Thanks, James! So much great stuff here. I’m a longtime Earl Nightingale fan too, and I still follow the practice of posting my goals and affirmations in visible places ever since listening to “The Strangest Secret.” The humble plainness of his language, even when explaining esoteric concepts, is rare and refreshing these days. It brings to mind the quote attributed to Einstein: “If you can’t explain it simply, you don’t understand it well enough.”
Earl fanhood aside, I love what you said about coming to know and the prudence in learning to question that process. By the time we arrive at adulthood, we’ve already accumulated layer upon layer of memory, bias, experience, emotion – all of it becoming the sediment of our unconscious. On those rare and lovely occasions when I truly “drop in” during meditation, now and then a seemingly random snippet of thought will float by as I passively observe. Usually it’s as benign as the flash of a childhood memory or a thread of conversation – long-forgotten moments that are obviously still lodged in my psyche for reasons I can’t understand until I hold them in front of me. It’s always a powerful reminder that we need to be so cautious about our intellectual and experiential diet; what we digest, intentionally or otherwise, affects us in profound ways that we may not realize until it’s manifested in our actions and reactions. Even then, it takes vigilance to recognize it.
You also noted that “we ultimately decide what is true and not true.” I’m assuming you are referring to our beliefs and the personal doctrine we develop here. I think too often, there is an awful lot of not deciding that happens. There is an easy danger in being unintentional about those choices, and I would argue that it’s our natural tendency to navigate (or rather, drift) through life without giving this much deliberate thought. The cynic in me would argue this is the mode in which most of our society operates. Why else do we find ourselves at a certain age, wondering what corner the last few decades are hiding in? That is precisely the condition I am seeking to avoid with these crazy questions!
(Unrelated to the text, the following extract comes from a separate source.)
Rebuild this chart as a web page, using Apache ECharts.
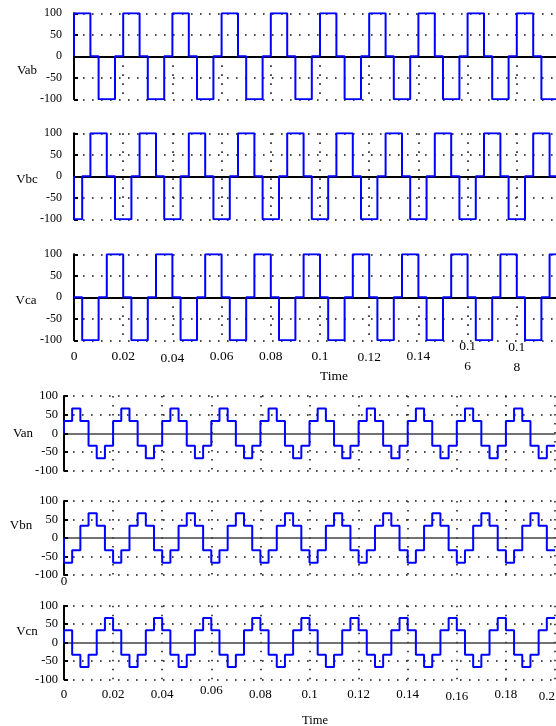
<!DOCTYPE html>
<html><head><meta charset="utf-8">
<script src="https://cdn.jsdelivr.net/npm/echarts@6/dist/echarts.min.js"></script>
<style>html,body{margin:0;padding:0;background:#fff}#c{width:556px;height:726px}</style>
</head><body><div id="c"></div>
<script>
// switching instants (s), one every sixth of a 0.02 s period
const edges = [
  0, 0.00333, 0.00667, 0.01, 0.01333, 0.01667,
  0.02, 0.02333, 0.02667, 0.03, 0.03333, 0.03667,
  0.04, 0.04333, 0.04667, 0.05, 0.05333, 0.05667,
  0.06, 0.06333, 0.06667, 0.07, 0.07333, 0.07667,
  0.08, 0.08333, 0.08667, 0.09, 0.09333, 0.09667,
  0.1, 0.10333, 0.10667, 0.11, 0.11333, 0.11667,
  0.12, 0.12333, 0.12667, 0.13, 0.13333, 0.13667,
  0.14, 0.14333, 0.14667, 0.15, 0.15333, 0.15667,
  0.16, 0.16333, 0.16667, 0.17, 0.17333, 0.17667,
  0.18, 0.18333, 0.18667, 0.19, 0.19333, 0.19667,
  0.2
];
const startLevel = 0;
const Vab = [
  100,100,0,-100,-100,0, 100,100,0,-100,-100,0, 100,100,0,-100,-100,0, 100,100,0,-100,-100,0, 100,100,0,-100,-100,0,
  100,100,0,-100,-100,0, 100,100,0,-100,-100,0, 100,100,0,-100,-100,0, 100,100,0,-100,-100,0, 100,100,0,-100,-100,0
];
const Vbc = [
  -100,0,100,100,0,-100, -100,0,100,100,0,-100, -100,0,100,100,0,-100, -100,0,100,100,0,-100, -100,0,100,100,0,-100,
  -100,0,100,100,0,-100, -100,0,100,100,0,-100, -100,0,100,100,0,-100, -100,0,100,100,0,-100, -100,0,100,100,0,-100
];
const Vca = [
  0,-100,-100,0,100,100, 0,-100,-100,0,100,100, 0,-100,-100,0,100,100, 0,-100,-100,0,100,100, 0,-100,-100,0,100,100,
  0,-100,-100,0,100,100, 0,-100,-100,0,100,100, 0,-100,-100,0,100,100, 0,-100,-100,0,100,100, 0,-100,-100,0,100,100
];
const Van = [
  33.3,66.7,33.3,-33.3,-66.7,-33.3, 33.3,66.7,33.3,-33.3,-66.7,-33.3, 33.3,66.7,33.3,-33.3,-66.7,-33.3, 33.3,66.7,33.3,-33.3,-66.7,-33.3, 33.3,66.7,33.3,-33.3,-66.7,-33.3,
  33.3,66.7,33.3,-33.3,-66.7,-33.3, 33.3,66.7,33.3,-33.3,-66.7,-33.3, 33.3,66.7,33.3,-33.3,-66.7,-33.3, 33.3,66.7,33.3,-33.3,-66.7,-33.3, 33.3,66.7,33.3,-33.3,-66.7,-33.3
];
const Vbn = [
  -66.7,-33.3,33.3,66.7,33.3,-33.3, -66.7,-33.3,33.3,66.7,33.3,-33.3, -66.7,-33.3,33.3,66.7,33.3,-33.3, -66.7,-33.3,33.3,66.7,33.3,-33.3, -66.7,-33.3,33.3,66.7,33.3,-33.3,
  -66.7,-33.3,33.3,66.7,33.3,-33.3, -66.7,-33.3,33.3,66.7,33.3,-33.3, -66.7,-33.3,33.3,66.7,33.3,-33.3, -66.7,-33.3,33.3,66.7,33.3,-33.3, -66.7,-33.3,33.3,66.7,33.3,-33.3
];
const Vcn = [
  33.3,-33.3,-66.7,-33.3,33.3,66.7, 33.3,-33.3,-66.7,-33.3,33.3,66.7, 33.3,-33.3,-66.7,-33.3,33.3,66.7, 33.3,-33.3,-66.7,-33.3,33.3,66.7, 33.3,-33.3,-66.7,-33.3,33.3,66.7,
  33.3,-33.3,-66.7,-33.3,33.3,66.7, 33.3,-33.3,-66.7,-33.3,33.3,66.7, 33.3,-33.3,-66.7,-33.3,33.3,66.7, 33.3,-33.3,-66.7,-33.3,33.3,66.7, 33.3,-33.3,-66.7,-33.3,33.3,66.7
];
const topTickLabels = ['0','0.02','0.04','0.06','0.08','0.1','0.12','0.14','0.1\n6','0.1\n8',''];
const bottomTickLabels = ['0','0.02','0.04','0.06','0.08','0.1','0.12','0.14','0.16','0.18','0.2'];
const vbnTickLabels = ['0','','','','','','','','','',''];
// small vertical offsets of individual tick labels in the picture (px, + = lower)
const topLabelShift = [0, 0, 2, 0, 0, 0, 1, 0, 0, 1, 0];
const bottomLabelShift = [0, 0, 0, -4, 0, 0, 0, 0, 2, 0, 2];
const xMin = 0, xMax = 0.2, xStep = 0.02;
const yMin = -100, yMax = 100, yStep = 50;

const FONT = 'Liberation Serif';
const dots = { type: [1.6, 7.4], width: 1.5, color: '#111' };

function buildData(levels) {
  const d = [[edges[0], startLevel]];
  for (let i = 0; i < levels.length; i++) d.push([edges[i], levels[i]]);
  d.push([edges[levels.length], levels[levels.length - 1]]);
  return d;
}

const grids = [], xAxes = [], yAxes = [], series = [];

function richFor(size) {
  const r = {};
  for (let s = -6; s <= 6; s++) {
    const key = 's' + (s < 0 ? 'm' + (-s) : s);
    r[key] = { fontSize: size, fontFamily: FONT, color: '#000', lineHeight: size * 1.45,
      padding: s >= 0 ? [2 * s, 0, 0, 0] : [0, 0, -2 * s, 0] };
  }
  return r;
}

function panel(p) {
  const g = grids.length;
  grids.push({ left: p.left, top: p.top, width: p.width, height: p.height, outerBoundsMode: 'none', containLabel: false });
  const xi = xAxes.length, yi = yAxes.length;
  xAxes.push({
    gridIndex: g, type: 'value', min: xMin, max: xMax, interval: xStep,
    axisLine: { show: true, onZero: true, lineStyle: { color: p.zeroColor, width: p.zeroWidth } },
    axisTick: { show: false }, axisLabel: { show: false },
    splitLine: { show: p.vSplit === 'full', lineStyle: dots }
  });
  yAxes.push({
    gridIndex: g, type: 'value', min: yMin, max: yMax, interval: yStep,
    axisLine: { show: true, onZero: false, lineStyle: { color: '#000', width: 2 } },
    axisTick: { show: true, inside: true, length: 4, lineStyle: { color: '#000', width: 2 } },
    axisLabel: { margin: p.yMargin, fontSize: p.yFont, fontFamily: FONT, color: '#000' },
    splitLine: { show: true, lineStyle: { type: dots.type, width: dots.width, color: ['#111', '#111', 'rgba(0,0,0,0)', '#111', '#111'] } }
  });
  if (p.labels) {
    const shifts = p.shifts || [];
    xAxes.push({
      gridIndex: g, type: 'value', min: xMin, max: xMax, interval: xStep, position: 'bottom',
      axisLine: { show: false, onZero: false }, axisTick: { show: false },
      splitLine: { show: false },
      axisLabel: {
        show: true, margin: p.xMargin, fontSize: p.xFont, fontFamily: FONT, color: '#000',
        verticalAlign: 'middle', lineHeight: p.xFont * 1.45,
        showMinLabel: true, showMaxLabel: true, hideOverlap: false,
        alignMaxLabel: 'right',
        rich: richFor(p.xFont),
        formatter: v => {
          const k = Math.round(v / xStep);
          const t = p.labels[k];
          if (!t) return '';
          const s = shifts[k] || 0;
          const key = 's' + (s < 0 ? 'm' + (-s) : s);
          return t.split('\n').map(line => '{' + key + '|' + line + '}').join('\n');
        }
      }
    });
  }
  if (p.vSplit === 'lower') {
    const g2 = grids.length;
    grids.push({ left: p.left, top: p.top + p.height / 2, width: p.width, height: p.height / 2, outerBoundsMode: 'none', containLabel: false });
    xAxes.push({
      gridIndex: g2, type: 'value', min: xMin, max: xMax, interval: xStep,
      axisLine: { show: false, onZero: false }, axisTick: { show: false }, axisLabel: { show: false },
      splitLine: { show: true, lineStyle: dots }
    });
    yAxes.push({
      gridIndex: g2, type: 'value', min: yMin, max: 0,
      axisLine: { show: false }, axisTick: { show: false }, axisLabel: { show: false }, splitLine: { show: false }
    });
  }
  series.push({
    name: p.name, type: 'line', step: 'end', xAxisIndex: xi, yAxisIndex: yi,
    data: buildData(p.levels), showSymbol: false, symbol: 'none', z: 5,
    lineStyle: { color: '#0000ff', width: 2 }, animation: false
  });
}

const topCommon = { left: 74, width: 492, height: 86, zeroColor: '#000', zeroWidth: 2, yMargin: 12, yFont: 12 };
const botCommon = { left: 64, width: 491, zeroColor: '#444', zeroWidth: 1.5, yMargin: 6, yFont: 12.5, vSplit: 'full' };

panel(Object.assign({}, topCommon, { name: 'Vab', top: 13.3, levels: Vab, vSplit: 'lower' }));
panel(Object.assign({}, topCommon, { name: 'Vbc', top: 133.3, levels: Vbc, vSplit: 'full' }));
panel(Object.assign({}, topCommon, { name: 'Vca', top: 254.3, levels: Vca, vSplit: 'lower', labels: topTickLabels, shifts: topLabelShift, xMargin: 16, xFont: 13.5 }));
panel(Object.assign({}, botCommon, { name: 'Van', top: 396, height: 74.7, levels: Van }));
panel(Object.assign({}, botCommon, { name: 'Vbn', top: 501, height: 74, levels: Vbn, labels: vbnTickLabels, xMargin: 7, xFont: 13 }));
panel(Object.assign({}, botCommon, { name: 'Vcn', top: 605.7, height: 73.6, levels: Vcn, labels: bottomTickLabels, shifts: bottomLabelShift, xMargin: 15, xFont: 13 }));

function txt(t, x, y, size) {
  return { type: 'text', x: x, y: y, silent: true,
    style: { text: t, fontFamily: FONT, fontSize: size, fill: '#000', align: 'center', verticalAlign: 'middle' } };
}

const chart = echarts.init(document.getElementById('c'), null, { renderer: 'canvas' });
chart.setOption({
  backgroundColor: '#fff',
  animation: false,
  grid: grids, xAxis: xAxes, yAxis: yAxes, series: series,
  graphic: [
    txt('Vab', 27, 71, 13), txt('Vbc', 27, 180, 13), txt('Vca', 26, 300.5, 13),
    txt('Van', 23, 434, 13), txt('Vbn', 21, 526, 13), txt('Vcn', 27, 632, 13),
    txt('Time', 334, 376, 13.5), txt('Time', 315, 720.5, 12.5)
  ]
});
</script></body></html>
Finally, I appreciate (and echo!) your confession of what you don’t know. (In my social work days, I remember learning about the “conscious incompetence” stage of learning and thinking, “Isn’t that basically all of life – knowing that we really don’t know anything?”) This acceptance of UN-knowingness is so integral to our very being on this little planet. The joy and meekness of being human is that some things are forever behind the veil, inherently un-knowable. Thoreau talked about wanting “to know God’s lurking places,” an apt description for this sense that there will always be a much longer list of things we don’t know than things we do. It’s what keeps us searching. Thank you again for your insight!